__Task directions__:
Start at the line that contains "Clone this chart in Bokeh.", stop at the line that contains "from bokeh.resources import INLINE", and repeat every line in that span, those two included, with no pictures.

__Stored records__:
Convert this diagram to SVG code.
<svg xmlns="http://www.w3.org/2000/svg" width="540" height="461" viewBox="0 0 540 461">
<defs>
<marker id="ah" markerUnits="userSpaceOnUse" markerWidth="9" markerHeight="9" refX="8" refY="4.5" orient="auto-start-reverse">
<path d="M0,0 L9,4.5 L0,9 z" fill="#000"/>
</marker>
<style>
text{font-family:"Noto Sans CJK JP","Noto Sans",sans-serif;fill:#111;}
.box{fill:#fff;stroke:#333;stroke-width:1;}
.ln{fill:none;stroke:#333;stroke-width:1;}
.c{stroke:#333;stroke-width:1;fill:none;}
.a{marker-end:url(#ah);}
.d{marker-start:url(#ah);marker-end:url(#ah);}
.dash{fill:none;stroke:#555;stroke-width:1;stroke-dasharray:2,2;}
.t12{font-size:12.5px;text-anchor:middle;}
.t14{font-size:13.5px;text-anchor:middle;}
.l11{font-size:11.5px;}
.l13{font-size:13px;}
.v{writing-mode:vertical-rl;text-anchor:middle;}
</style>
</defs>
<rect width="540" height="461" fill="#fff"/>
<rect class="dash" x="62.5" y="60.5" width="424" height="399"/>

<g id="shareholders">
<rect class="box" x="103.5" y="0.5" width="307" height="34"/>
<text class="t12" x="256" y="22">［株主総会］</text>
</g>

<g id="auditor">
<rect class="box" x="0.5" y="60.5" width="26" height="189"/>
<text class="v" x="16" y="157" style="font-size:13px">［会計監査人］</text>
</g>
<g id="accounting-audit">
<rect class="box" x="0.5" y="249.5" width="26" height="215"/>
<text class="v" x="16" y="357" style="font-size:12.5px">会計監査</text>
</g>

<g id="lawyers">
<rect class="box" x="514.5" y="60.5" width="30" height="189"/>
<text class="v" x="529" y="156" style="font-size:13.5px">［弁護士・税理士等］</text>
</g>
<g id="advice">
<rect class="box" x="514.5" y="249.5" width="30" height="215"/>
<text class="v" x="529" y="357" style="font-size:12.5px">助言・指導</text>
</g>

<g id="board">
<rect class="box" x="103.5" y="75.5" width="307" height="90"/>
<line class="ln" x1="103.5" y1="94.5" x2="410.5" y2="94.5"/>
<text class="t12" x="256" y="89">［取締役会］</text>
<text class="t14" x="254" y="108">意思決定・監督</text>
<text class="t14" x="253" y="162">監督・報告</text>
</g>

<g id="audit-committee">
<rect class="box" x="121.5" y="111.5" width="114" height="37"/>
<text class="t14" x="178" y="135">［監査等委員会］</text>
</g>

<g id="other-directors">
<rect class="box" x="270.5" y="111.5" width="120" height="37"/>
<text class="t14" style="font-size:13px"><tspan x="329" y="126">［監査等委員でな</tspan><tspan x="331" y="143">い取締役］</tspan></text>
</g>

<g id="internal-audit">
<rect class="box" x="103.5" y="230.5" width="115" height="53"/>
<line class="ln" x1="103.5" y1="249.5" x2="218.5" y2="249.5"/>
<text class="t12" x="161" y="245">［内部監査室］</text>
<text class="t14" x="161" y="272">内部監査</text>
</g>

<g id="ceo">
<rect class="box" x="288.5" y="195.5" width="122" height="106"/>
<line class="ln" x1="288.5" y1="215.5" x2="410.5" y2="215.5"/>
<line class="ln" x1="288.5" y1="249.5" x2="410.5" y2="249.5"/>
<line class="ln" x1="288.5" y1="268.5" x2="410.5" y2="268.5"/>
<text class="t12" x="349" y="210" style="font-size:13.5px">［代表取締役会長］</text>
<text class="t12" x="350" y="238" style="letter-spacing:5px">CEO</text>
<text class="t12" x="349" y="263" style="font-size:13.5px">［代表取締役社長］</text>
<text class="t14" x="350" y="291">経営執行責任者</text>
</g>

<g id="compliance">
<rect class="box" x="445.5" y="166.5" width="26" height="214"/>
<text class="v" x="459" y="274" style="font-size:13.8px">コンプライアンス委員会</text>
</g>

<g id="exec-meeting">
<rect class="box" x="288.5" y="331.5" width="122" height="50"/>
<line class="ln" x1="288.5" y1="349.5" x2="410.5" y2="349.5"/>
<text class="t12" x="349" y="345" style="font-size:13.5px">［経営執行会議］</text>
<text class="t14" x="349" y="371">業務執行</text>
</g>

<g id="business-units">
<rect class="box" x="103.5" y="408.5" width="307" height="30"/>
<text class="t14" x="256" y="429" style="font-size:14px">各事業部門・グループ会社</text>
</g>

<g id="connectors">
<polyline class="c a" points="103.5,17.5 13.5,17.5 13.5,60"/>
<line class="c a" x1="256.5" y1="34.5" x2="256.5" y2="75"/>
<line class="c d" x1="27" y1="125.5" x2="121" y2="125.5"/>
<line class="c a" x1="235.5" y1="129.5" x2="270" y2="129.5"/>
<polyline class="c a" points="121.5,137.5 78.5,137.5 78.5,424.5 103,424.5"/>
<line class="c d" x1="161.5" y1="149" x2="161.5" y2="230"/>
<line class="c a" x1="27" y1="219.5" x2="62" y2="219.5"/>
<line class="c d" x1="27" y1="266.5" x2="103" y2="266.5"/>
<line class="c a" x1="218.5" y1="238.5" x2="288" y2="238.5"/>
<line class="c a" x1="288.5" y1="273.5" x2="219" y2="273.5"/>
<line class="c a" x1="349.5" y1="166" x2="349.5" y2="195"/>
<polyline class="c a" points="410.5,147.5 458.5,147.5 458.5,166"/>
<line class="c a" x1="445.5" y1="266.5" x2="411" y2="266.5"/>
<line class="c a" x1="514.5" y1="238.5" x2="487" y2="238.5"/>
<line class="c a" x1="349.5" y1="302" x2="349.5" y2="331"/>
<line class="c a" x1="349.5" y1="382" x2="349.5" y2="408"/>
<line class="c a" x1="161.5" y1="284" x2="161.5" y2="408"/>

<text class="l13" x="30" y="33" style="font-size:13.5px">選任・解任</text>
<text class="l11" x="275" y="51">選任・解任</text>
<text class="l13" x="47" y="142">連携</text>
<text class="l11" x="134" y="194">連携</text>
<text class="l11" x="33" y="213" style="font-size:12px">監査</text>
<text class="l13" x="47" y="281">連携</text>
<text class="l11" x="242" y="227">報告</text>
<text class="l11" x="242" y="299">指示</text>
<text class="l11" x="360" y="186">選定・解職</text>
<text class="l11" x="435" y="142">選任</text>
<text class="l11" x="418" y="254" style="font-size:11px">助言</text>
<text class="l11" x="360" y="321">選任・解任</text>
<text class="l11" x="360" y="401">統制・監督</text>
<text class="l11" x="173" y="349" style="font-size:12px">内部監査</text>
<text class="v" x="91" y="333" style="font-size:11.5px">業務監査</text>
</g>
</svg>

==

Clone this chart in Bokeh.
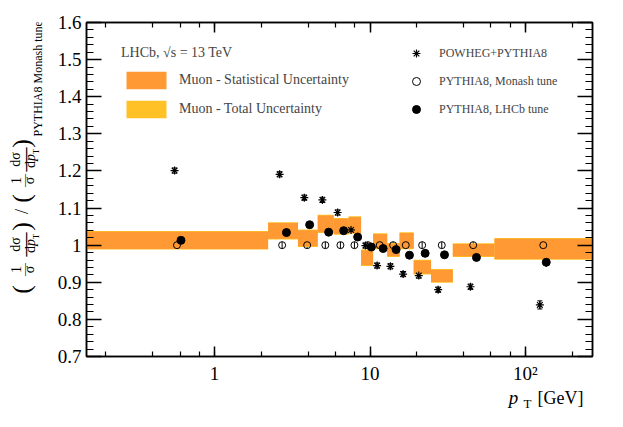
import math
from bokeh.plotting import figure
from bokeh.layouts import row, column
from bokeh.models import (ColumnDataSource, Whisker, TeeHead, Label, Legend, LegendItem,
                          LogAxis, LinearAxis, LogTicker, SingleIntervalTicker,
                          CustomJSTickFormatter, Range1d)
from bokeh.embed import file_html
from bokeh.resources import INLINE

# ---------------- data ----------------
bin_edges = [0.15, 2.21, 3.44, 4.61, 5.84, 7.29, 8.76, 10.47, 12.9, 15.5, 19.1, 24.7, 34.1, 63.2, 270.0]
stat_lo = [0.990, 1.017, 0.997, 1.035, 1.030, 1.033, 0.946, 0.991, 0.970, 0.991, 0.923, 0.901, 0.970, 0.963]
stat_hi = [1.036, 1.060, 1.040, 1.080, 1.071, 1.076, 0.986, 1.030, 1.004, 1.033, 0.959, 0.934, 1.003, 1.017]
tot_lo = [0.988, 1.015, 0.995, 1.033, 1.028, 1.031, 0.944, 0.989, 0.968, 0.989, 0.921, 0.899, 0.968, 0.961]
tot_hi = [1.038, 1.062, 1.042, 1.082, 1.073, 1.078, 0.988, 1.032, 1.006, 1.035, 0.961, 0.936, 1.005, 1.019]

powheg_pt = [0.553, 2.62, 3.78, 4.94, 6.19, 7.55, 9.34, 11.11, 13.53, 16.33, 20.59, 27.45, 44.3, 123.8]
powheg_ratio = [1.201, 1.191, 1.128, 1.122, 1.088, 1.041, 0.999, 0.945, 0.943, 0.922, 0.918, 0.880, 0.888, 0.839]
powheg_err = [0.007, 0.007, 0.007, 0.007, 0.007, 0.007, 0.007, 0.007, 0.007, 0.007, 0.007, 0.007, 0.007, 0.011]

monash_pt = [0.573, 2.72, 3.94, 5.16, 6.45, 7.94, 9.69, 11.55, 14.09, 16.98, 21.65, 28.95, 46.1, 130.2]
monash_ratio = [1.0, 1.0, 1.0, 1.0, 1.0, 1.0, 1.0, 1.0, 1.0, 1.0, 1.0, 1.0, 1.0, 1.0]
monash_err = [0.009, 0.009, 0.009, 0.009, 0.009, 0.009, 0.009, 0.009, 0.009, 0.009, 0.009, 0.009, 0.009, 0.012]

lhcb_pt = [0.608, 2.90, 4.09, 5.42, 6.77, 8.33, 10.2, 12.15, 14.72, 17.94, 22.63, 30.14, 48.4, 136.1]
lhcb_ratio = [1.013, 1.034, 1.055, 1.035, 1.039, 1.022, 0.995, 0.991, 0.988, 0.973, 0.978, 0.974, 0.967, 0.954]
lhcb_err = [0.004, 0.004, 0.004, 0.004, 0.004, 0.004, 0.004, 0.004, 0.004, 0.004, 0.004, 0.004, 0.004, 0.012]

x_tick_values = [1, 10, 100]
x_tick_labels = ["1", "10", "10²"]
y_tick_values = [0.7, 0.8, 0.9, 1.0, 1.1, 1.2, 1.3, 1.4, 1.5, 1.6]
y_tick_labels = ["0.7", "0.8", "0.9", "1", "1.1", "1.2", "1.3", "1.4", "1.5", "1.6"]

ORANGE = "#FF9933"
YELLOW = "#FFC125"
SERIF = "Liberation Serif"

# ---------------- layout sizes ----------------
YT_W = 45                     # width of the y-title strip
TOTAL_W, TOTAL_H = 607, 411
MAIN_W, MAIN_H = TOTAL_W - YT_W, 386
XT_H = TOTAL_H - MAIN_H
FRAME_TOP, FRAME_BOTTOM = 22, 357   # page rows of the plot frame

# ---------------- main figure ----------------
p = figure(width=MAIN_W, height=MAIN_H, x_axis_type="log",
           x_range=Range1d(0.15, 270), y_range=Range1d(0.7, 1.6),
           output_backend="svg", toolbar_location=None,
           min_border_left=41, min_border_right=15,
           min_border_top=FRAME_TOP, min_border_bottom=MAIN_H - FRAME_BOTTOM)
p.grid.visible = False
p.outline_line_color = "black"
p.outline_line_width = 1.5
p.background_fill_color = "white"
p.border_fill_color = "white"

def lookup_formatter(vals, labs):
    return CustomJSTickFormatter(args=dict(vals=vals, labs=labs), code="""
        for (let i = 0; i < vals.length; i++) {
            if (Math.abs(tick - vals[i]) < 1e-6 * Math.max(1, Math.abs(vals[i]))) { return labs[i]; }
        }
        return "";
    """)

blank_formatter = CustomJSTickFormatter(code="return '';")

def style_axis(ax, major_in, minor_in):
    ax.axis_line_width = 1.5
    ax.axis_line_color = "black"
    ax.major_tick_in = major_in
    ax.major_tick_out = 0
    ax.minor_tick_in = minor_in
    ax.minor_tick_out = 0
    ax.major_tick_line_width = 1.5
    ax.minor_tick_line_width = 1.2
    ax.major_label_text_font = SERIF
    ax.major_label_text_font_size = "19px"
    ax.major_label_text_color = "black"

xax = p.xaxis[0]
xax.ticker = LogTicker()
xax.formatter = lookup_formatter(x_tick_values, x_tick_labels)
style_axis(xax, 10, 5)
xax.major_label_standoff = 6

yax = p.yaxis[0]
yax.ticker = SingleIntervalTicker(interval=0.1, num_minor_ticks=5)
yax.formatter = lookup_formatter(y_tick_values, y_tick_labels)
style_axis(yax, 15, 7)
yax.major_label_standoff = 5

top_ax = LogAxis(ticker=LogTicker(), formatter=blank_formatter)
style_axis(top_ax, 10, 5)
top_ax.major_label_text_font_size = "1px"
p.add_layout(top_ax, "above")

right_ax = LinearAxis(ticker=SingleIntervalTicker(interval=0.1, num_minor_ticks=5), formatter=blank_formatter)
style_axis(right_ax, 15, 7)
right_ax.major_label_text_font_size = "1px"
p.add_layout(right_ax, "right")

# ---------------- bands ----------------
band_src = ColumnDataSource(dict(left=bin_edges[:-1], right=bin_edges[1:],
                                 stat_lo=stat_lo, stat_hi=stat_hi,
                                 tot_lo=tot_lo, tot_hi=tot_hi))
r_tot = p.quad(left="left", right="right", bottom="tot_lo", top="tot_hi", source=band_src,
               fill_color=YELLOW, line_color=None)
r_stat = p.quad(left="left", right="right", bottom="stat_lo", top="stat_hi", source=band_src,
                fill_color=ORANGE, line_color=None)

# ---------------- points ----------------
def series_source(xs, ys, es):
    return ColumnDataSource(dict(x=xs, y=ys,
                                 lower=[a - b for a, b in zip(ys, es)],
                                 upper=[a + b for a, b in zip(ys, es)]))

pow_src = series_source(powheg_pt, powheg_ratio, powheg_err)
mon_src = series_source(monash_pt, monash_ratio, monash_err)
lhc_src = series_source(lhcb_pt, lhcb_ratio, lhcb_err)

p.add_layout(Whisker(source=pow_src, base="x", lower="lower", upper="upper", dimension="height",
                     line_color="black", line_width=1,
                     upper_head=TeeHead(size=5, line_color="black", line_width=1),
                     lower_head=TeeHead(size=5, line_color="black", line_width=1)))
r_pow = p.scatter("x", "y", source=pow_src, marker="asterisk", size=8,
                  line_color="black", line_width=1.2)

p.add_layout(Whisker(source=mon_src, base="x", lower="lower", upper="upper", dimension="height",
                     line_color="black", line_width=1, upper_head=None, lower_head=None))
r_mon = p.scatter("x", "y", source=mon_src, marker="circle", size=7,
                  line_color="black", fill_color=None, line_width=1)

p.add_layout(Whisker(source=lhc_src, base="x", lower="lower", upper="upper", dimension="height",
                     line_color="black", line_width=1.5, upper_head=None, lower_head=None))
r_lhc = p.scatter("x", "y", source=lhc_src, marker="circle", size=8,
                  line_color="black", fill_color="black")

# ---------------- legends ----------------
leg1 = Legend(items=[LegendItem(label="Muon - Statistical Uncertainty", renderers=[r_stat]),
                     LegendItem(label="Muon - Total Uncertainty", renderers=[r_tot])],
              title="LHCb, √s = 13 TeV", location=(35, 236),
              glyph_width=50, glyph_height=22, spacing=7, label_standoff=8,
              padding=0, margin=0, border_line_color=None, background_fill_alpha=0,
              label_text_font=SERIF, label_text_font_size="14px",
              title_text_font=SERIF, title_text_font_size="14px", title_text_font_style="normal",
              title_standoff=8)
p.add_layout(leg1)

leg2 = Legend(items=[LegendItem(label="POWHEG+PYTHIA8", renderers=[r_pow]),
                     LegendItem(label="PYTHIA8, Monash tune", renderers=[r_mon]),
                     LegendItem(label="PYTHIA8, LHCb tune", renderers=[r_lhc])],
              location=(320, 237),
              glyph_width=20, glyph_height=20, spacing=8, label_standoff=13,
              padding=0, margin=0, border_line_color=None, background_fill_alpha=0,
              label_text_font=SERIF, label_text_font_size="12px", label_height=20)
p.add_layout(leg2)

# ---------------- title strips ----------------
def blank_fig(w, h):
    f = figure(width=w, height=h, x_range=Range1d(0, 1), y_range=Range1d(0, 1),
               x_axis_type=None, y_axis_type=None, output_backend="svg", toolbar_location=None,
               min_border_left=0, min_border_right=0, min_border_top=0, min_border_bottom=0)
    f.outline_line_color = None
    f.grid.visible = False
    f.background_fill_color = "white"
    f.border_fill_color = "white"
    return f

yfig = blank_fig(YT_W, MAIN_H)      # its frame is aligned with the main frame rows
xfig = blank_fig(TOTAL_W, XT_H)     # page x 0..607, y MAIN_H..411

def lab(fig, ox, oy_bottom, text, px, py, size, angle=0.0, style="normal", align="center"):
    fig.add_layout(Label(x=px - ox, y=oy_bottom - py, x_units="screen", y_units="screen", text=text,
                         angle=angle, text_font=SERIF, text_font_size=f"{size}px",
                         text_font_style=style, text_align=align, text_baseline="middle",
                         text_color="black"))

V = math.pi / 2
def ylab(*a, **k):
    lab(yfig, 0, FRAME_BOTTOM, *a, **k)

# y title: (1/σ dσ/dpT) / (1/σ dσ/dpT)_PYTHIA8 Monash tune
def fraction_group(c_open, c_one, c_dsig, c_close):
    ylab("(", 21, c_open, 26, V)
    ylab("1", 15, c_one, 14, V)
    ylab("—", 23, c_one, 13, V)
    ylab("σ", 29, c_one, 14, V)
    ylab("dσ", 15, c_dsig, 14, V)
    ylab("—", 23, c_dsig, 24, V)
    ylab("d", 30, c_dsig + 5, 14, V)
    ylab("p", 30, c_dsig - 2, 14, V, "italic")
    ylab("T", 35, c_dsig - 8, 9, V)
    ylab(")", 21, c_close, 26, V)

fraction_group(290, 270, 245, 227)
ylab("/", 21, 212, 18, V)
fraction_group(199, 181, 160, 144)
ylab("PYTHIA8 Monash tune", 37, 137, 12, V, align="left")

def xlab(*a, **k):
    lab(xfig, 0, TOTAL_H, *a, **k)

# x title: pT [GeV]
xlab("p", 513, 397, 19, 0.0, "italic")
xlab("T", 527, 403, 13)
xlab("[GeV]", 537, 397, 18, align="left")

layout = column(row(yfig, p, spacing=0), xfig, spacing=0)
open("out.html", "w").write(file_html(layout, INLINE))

__Task answer__:
Clone this chart in Bokeh.
import math
from bokeh.plotting import figure
from bokeh.layouts import row, column
from bokeh.models import (ColumnDataSource, Whisker, TeeHead, Label, Legend, LegendItem,
                          LogAxis, LinearAxis, LogTicker, SingleIntervalTicker,
                          CustomJSTickFormatter, Range1d)
from bokeh.embed import file_html
from bokeh.resources import INLINE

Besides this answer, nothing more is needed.